The vast instrumental sweep of a symphony exists purely to engage the listener’s emotions, to give pleasure, to entertain, to provoke, to challenge, perhaps to tell a story in the most abstract of terms. To achieve this, every composer writes as dramatic a score as possible, full of conflict, interplay, development and transformation. The process is as important as the tools.
Given that we, as novelists, must also engage our readers’ emotions first and foremost, we can learn much from the symphonic form. And we can learn even more from the deep, rich process of composing. Because I think too often writers get fragmented by considering the elements of fiction individually: theme, setting, character, dialogue and so forth. We can get so enamored by a slick premise or an exotic setting that we forget that a successful novel, like a great symphony, is vastly more than the sum of its parts; it’s how they come together in harmony.

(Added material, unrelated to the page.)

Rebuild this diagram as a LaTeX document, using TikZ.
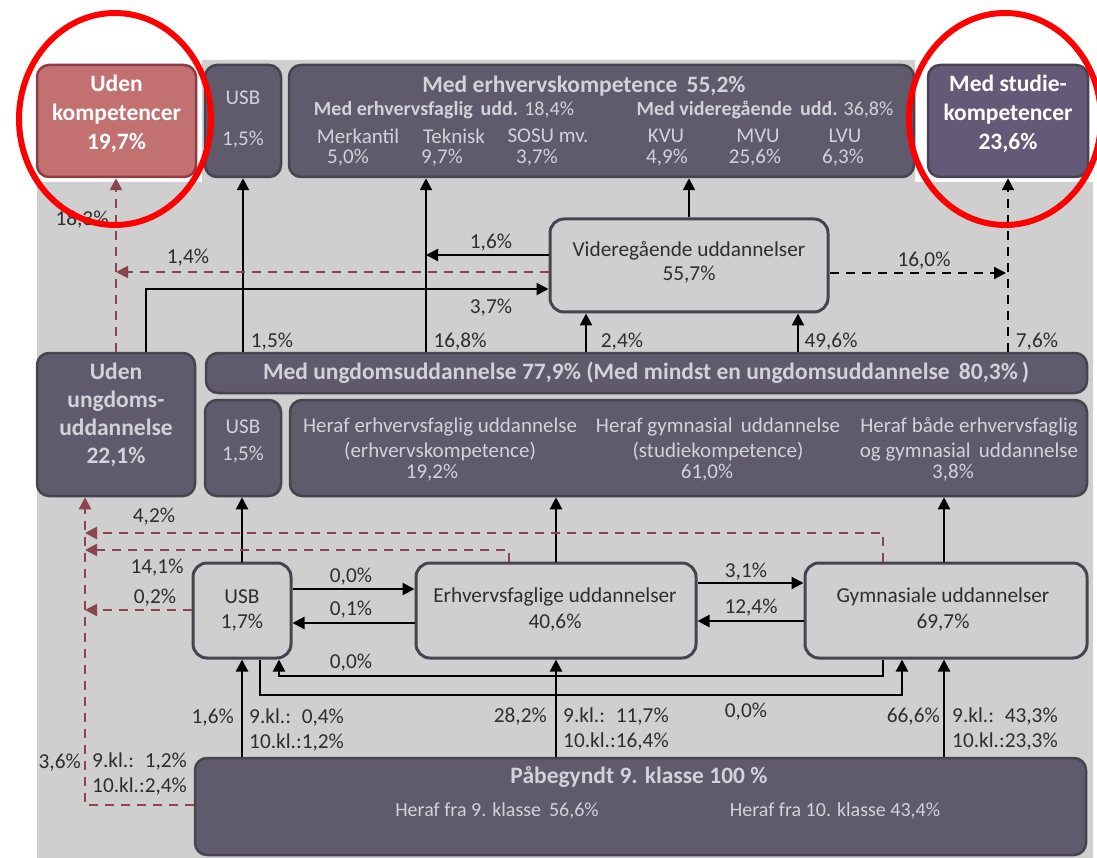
\documentclass[tikz,border=0pt]{standalone}
\usepackage{fontspec}
\setmainfont{Carlito}
\usetikzlibrary{arrows.meta}
\definecolor{bggray}{HTML}{CFCFCF}
\definecolor{boxfill}{HTML}{5F5A6C}
\definecolor{boxline}{HTML}{46444E}
\definecolor{redfill}{HTML}{C27070}
\definecolor{redline}{HTML}{8E3C46}
\definecolor{studfill}{HTML}{645A78}
\definecolor{boxtext}{HTML}{D2D2DA}
\definecolor{lbl}{HTML}{2E2E2E}
\definecolor{dashred}{HTML}{8A4550}
\begin{document}
\begin{tikzpicture}[x=1pt,y=-1pt,>={Triangle[length=12pt,width=12pt]},
  dk/.style={draw=boxline,line width=2.5pt,fill=boxfill,rounded corners=12pt,inner sep=0pt},
  lt/.style={draw=boxline,line width=3pt,fill=bggray,rounded corners=14pt,inner sep=0pt},
  tx/.style={text=boxtext,font=\fontsize{21}{24}\selectfont,inner sep=0pt},
  bt/.style={text=white,font=\fontsize{23.5}{29}\selectfont\bfseries,align=center,inner sep=0pt},
  dt/.style={text=lbl,font=\fontsize{21.3}{25}\selectfont,inner sep=0pt},
  arr/.style={->,line width=2.2pt,black},
  rd/.style={->,line width=2.2pt,dashred,dash pattern=on 9pt off 7pt},
  bd/.style={->,line width=2.2pt,black,dash pattern=on 9pt off 7pt}]
\useasboundingbox (0,0) rectangle (1097,858);
\fill[bggray] (37,182) -- (202,182) -- (202,60) -- (915,60) -- (915,182) -- (1093,182) -- (1093,858) -- (37,858) -- cycle;
% boxes
\node[dk,draw=redline,fill=redfill,minimum width=159pt,minimum height=112pt] (ukomp) at (116.5,121) {};
\node[dk,minimum width=76pt,minimum height=112pt] (usbA) at (243,121) {};
\node[dk,minimum width=625pt,minimum height=112pt] (erhv) at (601.5,121) {};
\node[dk,fill=studfill,minimum width=160pt,minimum height=112pt] (studie) at (1008,121) {};
\node[lt,minimum width=278pt,minimum height=93pt] (vu) at (689,265.5) {};
\node[dk,minimum width=158pt,minimum height=143pt] (uu) at (116,424.5) {};
\node[dk,minimum width=881pt,minimum height=40pt] (bar) at (646.5,373) {};
\node[dk,minimum width=76pt,minimum height=96pt] (usbB) at (243,448) {};
\node[dk,minimum width=797pt,minimum height=96pt] (heraf) at (688.5,448) {};
\node[lt,minimum width=98pt,minimum height=95pt] (usbC) at (242,610.5) {};
\node[lt,minimum width=280pt,minimum height=95pt] (ef) at (556,610.5) {};
\node[lt,minimum width=282pt,minimum height=95pt] (gym) at (946,610.5) {};
\node[dk,minimum width=891pt,minimum height=97pt] (paab) at (640.5,806.5) {};
% box texts
\node[bt] at (116.5,114) {Uden\\kompetencer\\19,7\%};
\node[bt] at (1008,114) {Med studie-\\kompetencer\\23,6\%};
\node[tx] at (243,98) {USB};
\node[tx] at (243,140) {1,5\%};
\node[tx,font=\fontsize{23.5}{24}\selectfont\bfseries] at (584,86) {Med erhvervskompetence\, 55,2\%};
\node[tx,font=\fontsize{20}{24}\selectfont] at (444,110) {\textbf{Med erhvervsfaglig\, udd.} 18,4\%};
\node[tx,font=\fontsize{20}{24}\selectfont] at (765,110) {\textbf{Med videregående\, udd.} 36,8\%};
\node[tx] at (358,136) {Merkantil};
\node[tx] at (454,136) {Teknisk};
\node[tx] at (548,136) {SOSU mv.};
\node[tx] at (666,136) {KVU};
\node[tx] at (758,136) {MVU};
\node[tx] at (845,136) {LVU};
\node[tx] at (348,158) {5,0\%};
\node[tx] at (442,158) {9,7\%};
\node[tx] at (537,158) {3,7\%};
\node[tx] at (667,158) {4,9\%};
\node[tx] at (755,158) {25,6\%};
\node[tx] at (843,158) {6,3\%};
\node[dt] at (689,251) {Videregående uddannelser};
\node[dt] at (689,275) {55,7\%};
\node[bt,text=boxtext,font=\fontsize{23.5}{28}\selectfont\bfseries] at (116,415) {Uden\\ungdoms-\\uddannelse\\22,1\%};
\node[bt,text=boxtext] at (646,373) {Med ungdomsuddannelse 77,9\% (Med mindst en ungdomsuddannelse\, 80,3\%\,)};
\node[tx] at (243,427) {USB};
\node[tx] at (243,455) {1,5\%};
\node[tx] at (440,427) {Heraf erhvervsfaglig uddannelse};
\node[tx] at (440,452) {(erhvervskompetence)};
\node[tx] at (432,473) {19,2\%};
\node[tx] at (718,427) {Heraf gymnasial\, uddannelse};
\node[tx] at (718,452) {(studiekompetence)};
\node[tx] at (707,473) {61,0\%};
\node[tx] at (969,427) {Heraf både erhvervsfaglig};
\node[tx] at (969,452) {og gymnasial\, uddannelse};
\node[tx] at (953,473) {3,8\%};
\node[dt] at (242,597) {USB};
\node[dt] at (242,623) {1,7\%};
\node[dt] at (555,597) {Erhvervsfaglige uddannelser};
\node[dt] at (555,623) {40,6\%};
\node[dt] at (943,597) {Gymnasiale uddannelser};
\node[dt] at (943,623) {69,7\%};
\node[bt,text=boxtext] at (639,777) {Påbegyndt 9. klasse 100 \%};
\node[tx,font=\fontsize{20}{24}\selectfont] at (497,811) {Heraf fra 9. klasse\, 56,6\%};
\node[tx,font=\fontsize{20}{24}\selectfont] at (835,811) {Heraf fra 10. klasse 43,4\%};
% coordinates
\coordinate (xTek) at (426,0);
\coordinate (c37) at (146,289);
\coordinate (x24) at (586,0);
\coordinate (x49) at (798,0);
\coordinate (y16) at (0,255);
\coordinate (y14) at (0,272);
\coordinate (y160) at (0,273);
\coordinate (xG) at (944,0);
\coordinate (x42) at (883,533);
\coordinate (x141) at (509,550);
\coordinate (xL) at (85,0);
\coordinate (y02) at (0,610);
\coordinate (y36) at (0,805);
\coordinate (y00) at (0,589);
\coordinate (y01) at (0,623);
\coordinate (y31) at (0,583);
\coordinate (y124) at (0,621);
\coordinate (lpA) at (279,676);
\coordinate (lpB) at (260,695);
\coordinate (xGb) at (902,0);
% upper connectors
\draw[arr] (bar.north -| usbA.south) -- (usbA.south);
\draw[arr] (bar.north -| xTek) -- (erhv.south -| xTek);
\draw[arr] (vu.north) -- (erhv.south -| vu.north);
\draw[arr] (vu.west |- y16) -- (xTek |- y16);
\draw[rd] (vu.west |- y14) -- (uu.north |- y14);
\draw[rd] (uu.north) -- (ukomp.south -| uu.north);
\draw[arr] (uu.north -| c37) -- (c37) -- (vu.west |- c37);
\draw[arr] (bar.north -| x24) -- (vu.south -| x24);
\draw[arr] (bar.north -| x49) -- (vu.south -| x49);
\draw[bd,shorten >=2pt] (vu.east |- y160) -- (studie.south |- y160);
\draw[bd] (bar.north -| studie.south) -- (studie.south);
% middle connectors
\draw[arr] (usbC.north) -- (usbB.south -| usbC.north);
\draw[arr] (ef.north) -- (heraf.south -| ef.north);
\draw[arr] (gym.north -| xG) -- (heraf.south -| xG);
\draw[rd] (gym.north -| x42) -- (x42) -- (xL |- x42);
\draw[rd] (ef.north -| x141) -- (x141) -- (xL |- x141);
\draw[rd] (usbC.west |- y02) -- (xL |- y02);
\draw[rd] (paab.west |- y36) -- (xL |- y36) -- (uu.south -| xL);
\draw[arr] (usbC.east |- y00) -- (ef.west |- y00);
\draw[arr] (ef.west |- y01) -- (usbC.east |- y01);
\draw[arr] (ef.east |- y31) -- (gym.west |- y31);
\draw[arr] (gym.west |- y124) -- (ef.east |- y124);
\draw[arr] (gym.south -| x42) -- (x42 |- lpA) -- (lpA) -- (usbC.south -| lpA);
\draw[arr] (usbC.south -| lpB) -- (lpB) -- (xGb |- lpB) -- (gym.south -| xGb);
\draw[arr] (paab.north -| usbC.south) -- (usbC.south);
\draw[arr] (paab.north -| ef.south) -- (ef.south);
\draw[arr] (paab.north -| xG) -- (gym.south -| xG);
% labels
\node[dt] at (82,220) {18,3\%};
\node[dt] at (188,258) {1,4\%};
\node[dt] at (491,243) {1,6\%};
\node[dt] at (491,308) {3,7\%};
\node[dt] at (272,342) {1,5\%};
\node[dt] at (460,342) {16,8\%};
\node[dt] at (622,342) {2,4\%};
\node[dt] at (831,342) {49,6\%};
\node[dt] at (924,261) {16,0\%};
\node[dt] at (1037,342) {7,6\%};
\node[dt] at (154,517) {4,2\%};
\node[dt] at (157,568) {14,1\%};
\node[dt] at (155,598) {0,2\%};
\node[dt] at (351,577) {0,0\%};
\node[dt] at (351,610) {0,1\%};
\node[dt] at (746,572) {3,1\%};
\node[dt] at (751,608) {12,4\%};
\node[dt] at (351,663) {0,0\%};
\node[dt] at (746,712) {0,0\%};
\node[dt,anchor=east] at (234,718) {1,6\%};
\node[dt,anchor=west] at (249,730.5) {\begin{tabular}{@{}l@{}l@{}}9.kl.: & 0,4\%\\10.kl.:&1,2\%\end{tabular}};
\node[dt,anchor=east] at (547,717) {28,2\%};
\node[dt,anchor=west] at (563,730) {\begin{tabular}{@{}l@{}l@{}}9.kl.: & 11,7\%\\10.kl.:&16,4\%\end{tabular}};
\node[dt,anchor=east] at (940,717) {66,6\%};
\node[dt,anchor=west] at (952,730) {\begin{tabular}{@{}l@{}l@{}}9.kl.: & 43,3\%\\10.kl.:&23,3\%\end{tabular}};
\node[dt,anchor=east] at (81,763) {3,6\%};
\node[dt,anchor=west] at (92,774.5) {\begin{tabular}{@{}l@{}l@{}}9.kl.: & 1,2\%\\10.kl.:&2,4\%\end{tabular}};
% red circles
\draw[red,line width=6pt] (115,119) ellipse [x radius=96pt,y radius=106pt];
\draw[red,line width=6pt] (1005,119) ellipse [x radius=96pt,y radius=106pt];
\end{tikzpicture}
\end{document}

Here’s how to orchestrate all the instruments, melodies and dynamics at work—the elements of your novel—like a master composer.
Theme: Elements of Your Novel’s Melody
Theme is the seed from which a symphony grows. The most compelling symphonies begin with a basic, uncluttered melody, which is then developed, repeated, explicated, obscured, revealed, torn to bits, resurrected. A major symphony can feature several themes, which play together and transform one another before resolving. The best composers can make incredible music out of small, humble melodies, and they do it by bringing theme to bear on all the other elements of the symphony. This is a terrific lesson for authors, because theme is also the defining element of the novel.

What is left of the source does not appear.